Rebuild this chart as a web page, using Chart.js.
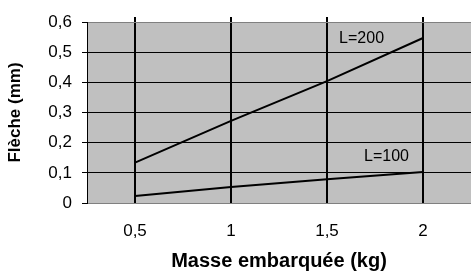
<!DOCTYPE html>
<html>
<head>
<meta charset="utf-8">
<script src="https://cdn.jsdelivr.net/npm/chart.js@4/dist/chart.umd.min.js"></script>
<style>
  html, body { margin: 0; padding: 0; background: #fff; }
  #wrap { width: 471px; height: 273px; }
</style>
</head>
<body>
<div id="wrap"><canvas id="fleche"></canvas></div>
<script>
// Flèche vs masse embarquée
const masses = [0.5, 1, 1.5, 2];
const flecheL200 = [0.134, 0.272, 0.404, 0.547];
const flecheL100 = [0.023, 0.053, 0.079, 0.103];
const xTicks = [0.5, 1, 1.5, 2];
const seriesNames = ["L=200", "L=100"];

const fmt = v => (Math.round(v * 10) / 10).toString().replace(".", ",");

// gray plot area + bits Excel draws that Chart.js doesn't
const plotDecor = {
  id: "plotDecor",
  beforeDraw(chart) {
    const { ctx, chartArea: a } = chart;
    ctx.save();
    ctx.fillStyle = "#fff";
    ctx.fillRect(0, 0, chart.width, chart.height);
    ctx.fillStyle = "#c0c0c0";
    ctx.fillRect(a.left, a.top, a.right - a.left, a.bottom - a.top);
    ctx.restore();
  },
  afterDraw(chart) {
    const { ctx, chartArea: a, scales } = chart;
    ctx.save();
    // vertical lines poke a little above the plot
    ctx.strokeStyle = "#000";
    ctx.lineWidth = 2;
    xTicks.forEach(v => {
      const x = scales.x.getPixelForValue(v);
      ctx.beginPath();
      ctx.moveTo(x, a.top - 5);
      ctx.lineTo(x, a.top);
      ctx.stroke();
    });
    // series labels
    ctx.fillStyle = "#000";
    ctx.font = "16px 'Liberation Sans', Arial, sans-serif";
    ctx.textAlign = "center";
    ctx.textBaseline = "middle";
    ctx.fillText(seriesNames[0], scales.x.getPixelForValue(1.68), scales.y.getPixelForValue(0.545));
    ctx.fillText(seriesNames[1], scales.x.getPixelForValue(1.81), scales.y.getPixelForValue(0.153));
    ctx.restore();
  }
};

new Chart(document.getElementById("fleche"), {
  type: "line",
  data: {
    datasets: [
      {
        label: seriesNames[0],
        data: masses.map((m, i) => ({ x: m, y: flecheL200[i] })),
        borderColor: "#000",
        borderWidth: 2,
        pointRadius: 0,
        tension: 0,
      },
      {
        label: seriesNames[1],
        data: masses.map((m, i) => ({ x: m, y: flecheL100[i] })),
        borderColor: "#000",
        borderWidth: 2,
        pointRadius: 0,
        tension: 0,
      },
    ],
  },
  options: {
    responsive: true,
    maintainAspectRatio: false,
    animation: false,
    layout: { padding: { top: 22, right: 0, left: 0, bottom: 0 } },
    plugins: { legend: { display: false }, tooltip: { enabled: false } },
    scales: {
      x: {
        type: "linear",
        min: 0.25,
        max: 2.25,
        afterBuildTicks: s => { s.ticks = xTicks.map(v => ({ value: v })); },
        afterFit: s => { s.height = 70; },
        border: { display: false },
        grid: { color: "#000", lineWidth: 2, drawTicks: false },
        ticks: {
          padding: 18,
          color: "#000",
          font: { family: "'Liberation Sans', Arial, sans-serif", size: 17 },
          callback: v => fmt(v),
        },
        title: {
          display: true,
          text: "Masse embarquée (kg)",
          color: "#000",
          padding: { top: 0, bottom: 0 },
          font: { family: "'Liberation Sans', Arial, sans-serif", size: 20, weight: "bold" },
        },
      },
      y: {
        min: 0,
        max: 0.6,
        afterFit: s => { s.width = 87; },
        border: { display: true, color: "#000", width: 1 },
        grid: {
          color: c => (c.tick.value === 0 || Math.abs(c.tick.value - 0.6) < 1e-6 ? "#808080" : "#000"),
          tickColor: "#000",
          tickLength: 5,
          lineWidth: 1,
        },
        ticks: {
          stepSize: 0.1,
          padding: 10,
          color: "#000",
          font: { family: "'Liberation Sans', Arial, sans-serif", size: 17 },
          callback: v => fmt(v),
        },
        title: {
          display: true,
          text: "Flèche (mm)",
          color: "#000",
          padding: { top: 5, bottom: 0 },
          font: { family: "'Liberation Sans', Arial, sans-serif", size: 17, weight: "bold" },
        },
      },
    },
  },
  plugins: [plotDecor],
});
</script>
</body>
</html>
-=-=-
Transcribe all the data word for word; the images stay out.

### CORRECT OUTPUT
Rebuild this chart as a web page, using Chart.js.
<!DOCTYPE html>
<html>
<head>
<meta charset="utf-8">
<script src="https://cdn.jsdelivr.net/npm/chart.js@4/dist/chart.umd.min.js"></script>
<style>
  html, body { margin: 0; padding: 0; background: #fff; }
  #wrap { width: 471px; height: 273px; }
</style>
</head>
<body>
<div id="wrap"><canvas id="fleche"></canvas></div>
<script>
// Flèche vs masse embarquée
const masses = [0.5, 1, 1.5, 2];
const flecheL200 = [0.134, 0.272, 0.404, 0.547];
const flecheL100 = [0.023, 0.053, 0.079, 0.103];
const xTicks = [0.5, 1, 1.5, 2];
const seriesNames = ["L=200", "L=100"];

const fmt = v => (Math.round(v * 10) / 10).toString().replace(".", ",");

// gray plot area + bits Excel draws that Chart.js doesn't
const plotDecor = {
  id: "plotDecor",
  beforeDraw(chart) {
    const { ctx, chartArea: a } = chart;
    ctx.save();
    ctx.fillStyle = "#fff";
    ctx.fillRect(0, 0, chart.width, chart.height);
    ctx.fillStyle = "#c0c0c0";
    ctx.fillRect(a.left, a.top, a.right - a.left, a.bottom - a.top);
    ctx.restore();
  },
  afterDraw(chart) {
    const { ctx, chartArea: a, scales } = chart;
    ctx.save();
    // vertical lines poke a little above the plot
    ctx.strokeStyle = "#000";
    ctx.lineWidth = 2;
    xTicks.forEach(v => {
      const x = scales.x.getPixelForValue(v);
      ctx.beginPath();
      ctx.moveTo(x, a.top - 5);
      ctx.lineTo(x, a.top);
      ctx.stroke();
    });
    // series labels
    ctx.fillStyle = "#000";
    ctx.font = "16px 'Liberation Sans', Arial, sans-serif";
    ctx.textAlign = "center";
    ctx.textBaseline = "middle";
    ctx.fillText(seriesNames[0], scales.x.getPixelForValue(1.68), scales.y.getPixelForValue(0.545));
    ctx.fillText(seriesNames[1], scales.x.getPixelForValue(1.81), scales.y.getPixelForValue(0.153));
    ctx.restore();
  }
};

new Chart(document.getElementById("fleche"), {
  type: "line",
  data: {
    datasets: [
      {
        label: seriesNames[0],
        data: masses.map((m, i) => ({ x: m, y: flecheL200[i] })),
        borderColor: "#000",
        borderWidth: 2,
        pointRadius: 0,
        tension: 0,
      },
      {
        label: seriesNames[1],
        data: masses.map((m, i) => ({ x: m, y: flecheL100[i] })),
        borderColor: "#000",
        borderWidth: 2,
        pointRadius: 0,
        tension: 0,
      },
    ],
  },
  options: {
    responsive: true,
    maintainAspectRatio: false,
    animation: false,
    layout: { padding: { top: 22, right: 0, left: 0, bottom: 0 } },
    plugins: { legend: { display: false }, tooltip: { enabled: false } },
    scales: {
      x: {
        type: "linear",
        min: 0.25,
        max: 2.25,
        afterBuildTicks: s => { s.ticks = xTicks.map(v => ({ value: v })); },
        afterFit: s => { s.height = 70; },
        border: { display: false },
        grid: { color: "#000", lineWidth: 2, drawTicks: false },
        ticks: {
          padding: 18,
          color: "#000",
          font: { family: "'Liberation Sans', Arial, sans-serif", size: 17 },
          callback: v => fmt(v),
        },
        title: {
          display: true,
          text: "Masse embarquée (kg)",
          color: "#000",
          padding: { top: 0, bottom: 0 },
          font: { family: "'Liberation Sans', Arial, sans-serif", size: 20, weight: "bold" },
        },
      },
      y: {
        min: 0,
        max: 0.6,
        afterFit: s => { s.width = 87; },
        border: { display: true, color: "#000", width: 1 },
        grid: {
          color: c => (c.tick.value === 0 || Math.abs(c.tick.value - 0.6) < 1e-6 ? "#808080" : "#000"),
          tickColor: "#000",
          tickLength: 5,
          lineWidth: 1,
        },
        ticks: {
          stepSize: 0.1,
          padding: 10,
          color: "#000",
          font: { family: "'Liberation Sans', Arial, sans-serif", size: 17 },
          callback: v => fmt(v),
        },
        title: {
          display: true,
          text: "Flèche (mm)",
          color: "#000",
          padding: { top: 5, bottom: 0 },
          font: { family: "'Liberation Sans', Arial, sans-serif", size: 17, weight: "bold" },
        },
      },
    },
  },
  plugins: [plotDecor],
});
</script>
</body>
</html>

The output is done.